DIRECTIVE -> Starting at the first line of the listing below, retype each line up to and including the one that contains "import * as". Leave pictures out.

INFORMATION SUPPLIED ->
########

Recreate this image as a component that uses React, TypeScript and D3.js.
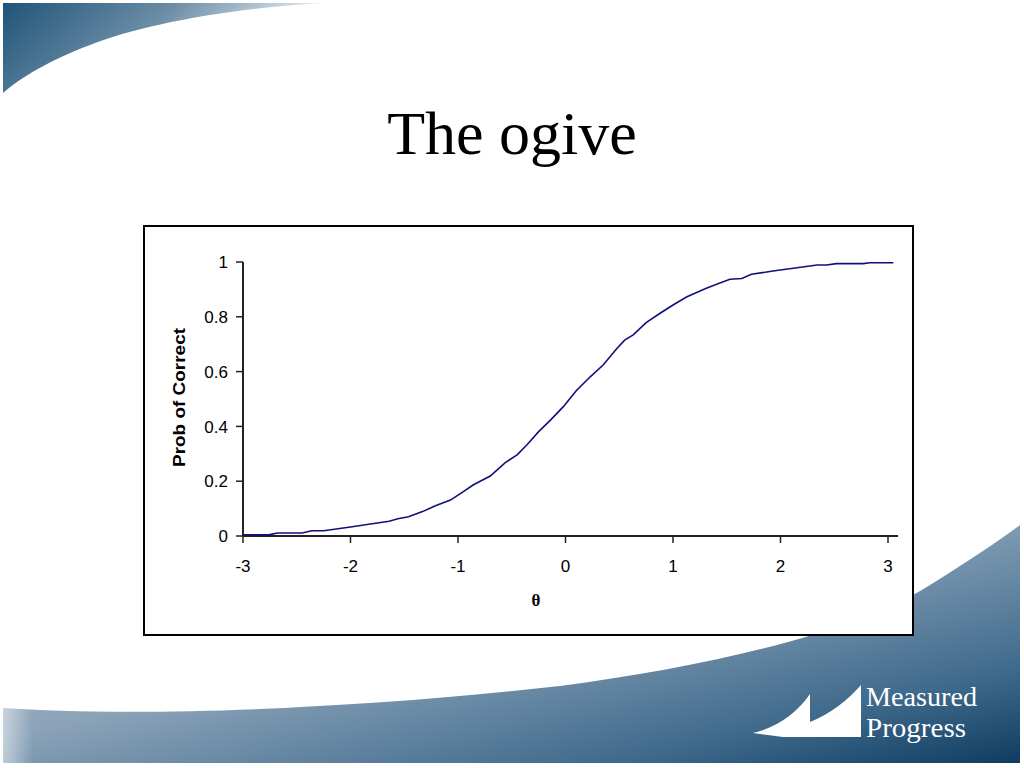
import React from "react";
import * as d3 from "d3";

// ogive
const thetaValues = [
  -3.0, -2.76, -2.68, -2.45, -2.36, -2.25, -2.0, -1.83, -1.64, -1.56, -1.46, -1.33,
  -1.21, -1.07, -0.95, -0.86, -0.7, -0.56, -0.45, -0.36, -0.25, -0.14, -0.02, 0.1,
  0.23, 0.35, 0.48, 0.55, 0.63, 0.75, 0.88, 1.0, 1.13, 1.31, 1.43, 1.53, 1.64, 1.73,
  1.93, 2.12, 2.34, 2.43, 2.52, 2.77, 2.83, 3.05,
];
const probValues = [
  0.004, 0.004, 0.011, 0.011, 0.019, 0.019, 0.033, 0.043, 0.054, 0.063, 0.07, 0.089,
  0.11, 0.131, 0.162, 0.186, 0.219, 0.268, 0.296, 0.332, 0.381, 0.423, 0.472, 0.53,
  0.581, 0.624, 0.685, 0.715, 0.734, 0.779, 0.813, 0.843, 0.873, 0.904, 0.922, 0.937,
  0.94, 0.955, 0.967, 0.977, 0.989, 0.989, 0.994, 0.994, 0.997, 0.997,
];
const xTicks = [-3, -2, -1, 0, 1, 2, 3];
const yTicks = [0, 0.2, 0.4, 0.6, 0.8, 1];

const title = "The ogive";
const yTitle = "Prob of Correct";
const xTitle = "θ";
const logoLines = ["Measured", "Progress"];

const W = 1024;
const H = 768;

export default function App() {
  const x = d3.scaleLinear().domain([-3, 3]).range([243, 888]);
  const y = d3.scaleLinear().domain([0, 1]).range([536, 262]);

  const pts: [number, number][] = thetaValues.map((t, i) => [t, probValues[i]]);
  const line = d3
    .line<[number, number]>()
    .x((d) => x(d[0]))
    .y((d) => y(d[1]));

  const sans = "'Liberation Sans', Arial, sans-serif";
  const serif = "'Liberation Serif', 'Times New Roman', serif";

  return (
    <svg
      width={W}
      height={H}
      style={{ position: "absolute", left: 0, top: 0, background: "#fff" }}
    >
      <defs>
        <linearGradient id="topGrad" x1="0" y1="0" x2="1" y2="0.3">
          <stop offset="0" stopColor="#1f5479" />
          <stop offset="0.5" stopColor="#6d8ea7" />
          <stop offset="1" stopColor="#ffffff" />
        </linearGradient>
        <linearGradient id="botGrad" x1="0" y1="0" x2="1" y2="1">
          <stop offset="0" stopColor="#c3cfdb" />
          <stop offset="0.45" stopColor="#8aa2b8" />
          <stop offset="0.8" stopColor="#3f6a8c" />
          <stop offset="1" stopColor="#0f3c60" />
        </linearGradient>
        <linearGradient id="edgeGrad" x1="0" y1="0" x2="1" y2="0">
          <stop offset="0" stopColor="#ffffff" stopOpacity={0.5} />
          <stop offset="1" stopColor="#ffffff" stopOpacity={0} />
        </linearGradient>
      </defs>

      {/* slide decoration */}
      <path
        d="M3,3 L325,3 C230,8 140,25 90,45 C50,60 20,78 3,93 Z"
        fill="url(#topGrad)"
      />
      <path
        d="M3,708 C120,716 330,712 560,686 C720,665 860,630 930,585 C970,560 1000,540 1020,525 L1020,763 L3,763 Z"
        fill="url(#botGrad)"
      />
      <rect x={3} y={706} width={30} height={57} fill="url(#edgeGrad)" />

      {/* logo */}
      <path
        d="M753,733 C778,727 798,712 810,694 L810,722 C830,714 848,700 861,685 L861,737 L783,737 Z"
        fill="#fff"
      />
      <text
        x={866}
        y={706}
        fill="#fff"
        fontFamily={serif}
        fontSize={27}
        textLength={111}
        lengthAdjust="spacingAndGlyphs"
      >
        {logoLines[0]}
      </text>
      <text
        x={866}
        y={737}
        fill="#fff"
        fontFamily={serif}
        fontSize={27}
        textLength={100}
        lengthAdjust="spacingAndGlyphs"
      >
        {logoLines[1]}
      </text>

      {/* title */}
      <text x={512} y={154} textAnchor="middle" fontFamily={serif} fontSize={62} fill="#000">
        {title}
      </text>

      {/* chart frame */}
      <rect x={144} y={226} width={769} height={409} fill="#fff" stroke="#000" strokeWidth={2} />

      {/* y axis */}
      <line x1={x(-3)} x2={x(-3)} y1={y(0)} y2={y(1)} stroke="#222" strokeWidth={2} />
      {yTicks.map((t) => (
        <g key={`y${t}`}>
          <line x1={x(-3) - 7} x2={x(-3)} y1={y(t)} y2={y(t)} stroke="#222" strokeWidth={1.5} />
          <text
            x={x(-3) - 15}
            y={y(t)}
            dy="0.36em"
            textAnchor="end"
            fontFamily={sans}
            fontSize={17}
            fill="#000"
          >
            {t}
          </text>
        </g>
      ))}

      {/* x axis */}
      <line x1={x(-3)} x2={898} y1={y(0)} y2={y(0)} stroke="#222" strokeWidth={2} />
      {xTicks.map((t) => (
        <g key={`x${t}`}>
          <line x1={x(t)} x2={x(t)} y1={y(0)} y2={y(0) + 7} stroke="#222" strokeWidth={1.5} />
          <text
            x={x(t)}
            y={y(0) + 30}
            dy="0.36em"
            textAnchor="middle"
            fontFamily={sans}
            fontSize={17}
            fill="#000"
          >
            {t}
          </text>
        </g>
      ))}

      <text
        transform={`translate(185,397.5) rotate(-90)`}
        textAnchor="middle"
        fontFamily={sans}
        fontWeight="bold"
        fontSize={17}
        textLength={139}
        lengthAdjust="spacingAndGlyphs"
        fill="#000"
      >
        {yTitle}
      </text>
      <text x={536} y={606} textAnchor="middle" fontFamily={serif} fontWeight="bold" fontSize={17} fill="#000">
        {xTitle}
      </text>

      {/* ogive curve */}
      <path d={line(pts) ?? ""} fill="none" stroke="#10107a" strokeWidth={1.6} />
    </svg>
  );
}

########

PROBLEM SOLUTION ->
Recreate this image as a component that uses React, TypeScript and D3.js.
import React from "react";
import * as d3 from "d3";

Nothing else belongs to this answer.